In the Paludal Caverns in Everquest 1 there was a fish embedded in a cavern wall that if you lined up just right you could whack on it all day long and improve your weapon skills but it could not hit you. Technically it was an exploit but we never did anything about it because the fish couldn’t die so you couldn’t level from it, just get weapon skills.

I should see if I can get the HDD out of the computer I was using at the time and see if I can get the email and chat files from when I was a GM, there were a bunch of glitches we dealt with, some funny, some annoying. [Not a glitch, but some guy in my guild bound in what he thought was a safe place, but was actually where there was normally a guard. He fell asleep, got killed and popped by that guard who then spent enough time killing the poor guy that he deleveled 3 whole levels before he woke up, logged out of the game and managed to get a GM to move his bind spot somewhere he wouldn’t instadie very time he spawned =)

You can get the same effect in Fallout 3 under the right circumstances. I recall being chased by a Yao-Guai once and I happened to go into VATS with my combat shotgun as it was leaping off a ledge to attack me, placing it several feet directly above me when the killing blow hit and sent it rocketing into orbit as the bullet-time camera followed. I think it was about 35-40 seconds or so before the corpse hit the ground.

World of Warcraft had special mobs in one of their zones that couldn’t die unless you used a special quest item on them. People would use them to level up their weapon skills.

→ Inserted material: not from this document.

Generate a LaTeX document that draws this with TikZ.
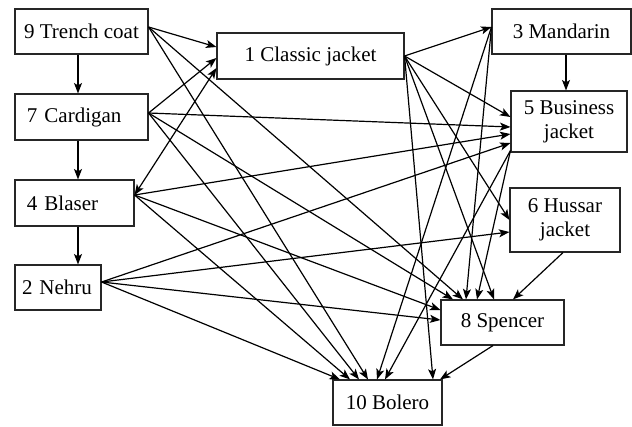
\documentclass[tikz,border=0pt]{standalone}
\usepackage{fontspec}
\setmainfont{Liberation Serif}
\usetikzlibrary{arrows.meta}
\begin{document}
\begin{tikzpicture}[x=1pt,y=-1pt,
  box/.style={draw=black!85, line width=1.1pt, fill=white, rectangle, inner sep=0pt,
    font=\fontsize{21}{24}\selectfont, align=center},
  lbox/.style={box, align=left},
  tip/.style={Stealth[length=10.5pt,width=8pt,inset=2.5pt]},
  arr/.style={line width=1.2pt, -{Stealth[length=10.5pt,width=8pt,inset=2.5pt]}},
  darr/.style={line width=1.2pt, {Stealth[length=10.5pt,width=8pt,inset=2.5pt]}-{Stealth[length=10.5pt,width=8pt,inset=2.5pt]}}]
\useasboundingbox (0,0) rectangle (632,426);
% nodes
\node[box, minimum width=133pt, minimum height=45pt] (n9) at (81.5,31.5) {9 Trench coat};
\node[lbox, minimum width=133pt, minimum height=46pt, text width=109pt] (n7) at (81.5,117) {7 Cardigan};
\node[lbox, minimum width=119pt, minimum height=46pt, text width=95pt] (n4) at (74.5,203) {4 Blaser};
\node[lbox, minimum width=86pt, minimum height=45pt, text width=72pt] (n2) at (58,287.5) {2 Nehru};
\node[box, minimum width=187pt, minimum height=46pt] (n1) at (310.5,56) {1 Classic jacket};
\node[box, minimum width=139pt, minimum height=45pt] (n3) at (561.5,31.5) {3 Mandarin};
\node[box, minimum width=116pt, minimum height=61pt] (n5) at (569,121.5) {5 Business\\jacket};
\node[box, minimum width=110pt, minimum height=64pt] (n6) at (565,220) {6 Hussar\\jacket};
\node[box, minimum width=123pt, minimum height=45pt] (n8) at (502.5,322.5) {8 Spencer};
\node[box, minimum width=109pt, minimum height=45pt] (n10) at (387.5,402.5) {10 Bolero};
% left column
\draw[arr] ([xshift=-3.5pt]n9.south) -- ([xshift=-3.5pt]n7.north);
\draw[arr] ([xshift=-3.5pt]n7.south) -- ([xshift=3.5pt]n4.north);
\draw[arr] ([xshift=3.5pt]n4.south) -- ([xshift=20pt]n2.north);
\draw[arr] ([xshift=4.5pt]n3.south) -- ([xshift=-3pt]n5.north);
% from 9
\draw[arr] ([yshift=4.5pt]n9.east) -- ([yshift=9pt]n1.west);
\draw[arr] ([yshift=4.5pt]n9.east) -- ([xshift=-39.5pt]n8.north);
\draw[arr] ([yshift=4.5pt]n9.east) -- ([xshift=-19.5pt]n10.north);
% from 7
\draw[arr] ([yshift=4pt]n7.east) -- ([yshift=-2pt]n1.west);
\draw[arr] ([yshift=4pt]n7.east) -- ([yshift=-5.5pt]n5.west);
\draw[arr] ([yshift=4pt]n7.east) -- ([xshift=-49.5pt]n8.north);
\draw[arr] ([yshift=4pt]n7.east) -- ([xshift=-28.5pt]n10.north);
% from 4
\draw[darr] ([yshift=8pt]n4.east) -- ([yshift=-12pt]n1.west);
\draw[arr] ([yshift=8pt]n4.east) -- ([yshift=-12.5pt]n5.west);
\draw[arr] ([yshift=8pt]n4.east) -- ([yshift=12.5pt]n8.west);
\draw[arr] ([yshift=8pt]n4.east) -- ([xshift=-37.5pt]n10.north);
% from 2
\draw[arr] ([yshift=5.5pt]n2.east) -- ([yshift=-21.5pt]n5.west);
\draw[arr] ([yshift=5.5pt]n2.east) -- ([yshift=-12pt]n6.west);
\draw[arr] ([yshift=5.5pt]n2.east) -- ([yshift=2.5pt]n8.west);
\draw[arr] ([yshift=5.5pt]n2.east) -- ([xshift=-47.5pt]n10.north);
% from 1
\draw[arr] (n1.east) -- ([yshift=4.5pt]n3.west);
\draw[arr] (n1.east) -- ([yshift=4.5pt]n5.west);
\draw[arr] (n1.east) -- (n6.west);
\draw[arr] (n1.east) -- ([xshift=-8.5pt]n8.north);
\draw[arr] (n1.east) -- ([xshift=45.5pt]n10.north);
% from 3
\draw[arr] ([yshift=4.5pt]n3.west) -- ([xshift=-36.5pt]n8.north);
\draw[arr] ([yshift=4.5pt]n3.west) -- ([xshift=-10.5pt]n10.north);
% from 5
\draw[arr] ([yshift=2pt]n5.south west) -- ([xshift=-25.5pt]n8.north);
\draw[arr] ([yshift=2pt]n5.south west) -- ([xshift=-2.5pt]n10.north);
% from 6, 8
\draw[arr] ([xshift=-2pt]n6.south) -- ([xshift=10.5pt]n8.north);
\draw[arr] ([xshift=-9.5pt]n8.south) -- ([xshift=52.5pt]n10.north);
\end{tikzpicture}
\end{document}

Their first expansion made it even easier by having special demon mobs that were permanently banished (i.e., invulnerable) until you triggered some kind of event. You could set your character to auto attack and then go afk while they leveled up the weapon skill of your choice. They eventually patched the exploit, but must have decided the whole idea of having to level a particular weapon was stupid because later expansions removed weapon skills entirely.

In Baldur’s Gate, you and all of the party members you could recruit had an alignment (good, neutral, or evil), and as you went through the game, you built up positive or negative reputation (positive for completing good quests and the like, negative for attacking guards or stealing or whatever). If your reputation got too far out of line with your party members’ alignment, they would grumble about it and eventually leave you. Neutral party members complained if your reputation got too good or too bad.

Well, one of the first party members you get, who the game designers considered one of the “main characters”, was Jaheira the druid. This being D&D 2nd edition rules, druids were required to be neutral in alignment. But the character was written as if she were good. So if you started getting too good a reputation (which pretty much happened automatically, unless you were actively trying to be an evil bastard), she’d start griping about how you weren’t good enough.